Before the Dodd-Frank Act was signed into law on July 21, the FDIC proposed requiring insured depository institutions with $10 billion in assets that are controlled by holding companies with $100 billion in assets to submit a living will. The FDIC's May 11 proposal would require a living will from roughly 40 companies within six months of the rule's adoption. These documents would be updated annually, with certain, unidentified elements updated more frequently. The FDIC said its goal is to understand "business lines, operations, risks, activities and exposures" and determine the nature and extent of an insured institution's relationships with affiliates and to identify concentrations of risks. Just eight comment letters were filed by the July 16 deadline, most suggesting the FDIC should withdraw its proposal in light of the broader mandate in Dodd-Frank.
Michael H. Krimminger, a deputy to the FDIC chairman for policy, said the agency plans to press ahead. "I would anticipate we would go ahead with the May proposal," he said. "There is clearly a need to make sure there is a way to be sure we can protect the Deposit Insurance Fund. I don't think they are redundant. They relate to similar issues but different needs."

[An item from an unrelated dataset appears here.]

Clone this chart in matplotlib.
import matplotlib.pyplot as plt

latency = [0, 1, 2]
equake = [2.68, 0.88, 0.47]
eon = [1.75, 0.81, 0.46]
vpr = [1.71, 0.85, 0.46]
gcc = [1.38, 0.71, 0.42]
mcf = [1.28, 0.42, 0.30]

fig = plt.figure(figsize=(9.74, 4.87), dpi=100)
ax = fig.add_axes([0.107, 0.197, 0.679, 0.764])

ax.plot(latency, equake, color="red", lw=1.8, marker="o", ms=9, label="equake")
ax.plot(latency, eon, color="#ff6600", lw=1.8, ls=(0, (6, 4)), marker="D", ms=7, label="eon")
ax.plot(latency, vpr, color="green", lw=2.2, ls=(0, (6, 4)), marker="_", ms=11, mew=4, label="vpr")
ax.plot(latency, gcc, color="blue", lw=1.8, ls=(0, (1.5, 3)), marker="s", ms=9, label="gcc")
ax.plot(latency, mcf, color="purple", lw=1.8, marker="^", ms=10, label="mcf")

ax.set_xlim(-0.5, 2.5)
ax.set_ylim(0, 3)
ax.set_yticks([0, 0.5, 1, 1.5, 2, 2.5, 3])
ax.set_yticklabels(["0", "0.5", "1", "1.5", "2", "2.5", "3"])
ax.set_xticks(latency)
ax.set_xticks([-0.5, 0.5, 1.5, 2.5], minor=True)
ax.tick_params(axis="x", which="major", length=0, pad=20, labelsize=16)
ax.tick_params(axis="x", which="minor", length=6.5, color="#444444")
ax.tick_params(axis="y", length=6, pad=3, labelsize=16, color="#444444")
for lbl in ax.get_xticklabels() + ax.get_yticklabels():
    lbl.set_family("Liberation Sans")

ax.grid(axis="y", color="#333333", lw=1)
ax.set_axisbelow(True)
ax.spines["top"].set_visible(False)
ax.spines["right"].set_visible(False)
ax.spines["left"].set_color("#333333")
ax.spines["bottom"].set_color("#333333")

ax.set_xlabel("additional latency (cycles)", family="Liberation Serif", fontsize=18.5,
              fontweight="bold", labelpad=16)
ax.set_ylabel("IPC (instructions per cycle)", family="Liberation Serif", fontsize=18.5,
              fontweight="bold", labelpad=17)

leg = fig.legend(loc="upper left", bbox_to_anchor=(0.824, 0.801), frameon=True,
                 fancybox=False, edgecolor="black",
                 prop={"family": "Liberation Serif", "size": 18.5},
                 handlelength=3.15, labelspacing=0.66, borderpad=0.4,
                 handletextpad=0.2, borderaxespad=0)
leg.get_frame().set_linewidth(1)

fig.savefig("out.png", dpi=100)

The American Bankers Association in its comment letter noted yet another belt: in October the Financial Stability Board, an international coordinating body for supervisors, is set to propose its own plan to address many of the same issues. The ABA called the FDIC's information requirements "vague, overbroad, duplicative and inappropriately burdensome," and all but laughed at the FDIC's estimated 500-hour timetable. "This is a gross underestimation of the time that would be spent in complying with the proposed rule," ABA Vice President Mary Frances Monroe argued.
"The FDIC must have a realistic sense of the burdens it is imposing in considering the optimal cost/benefit balance."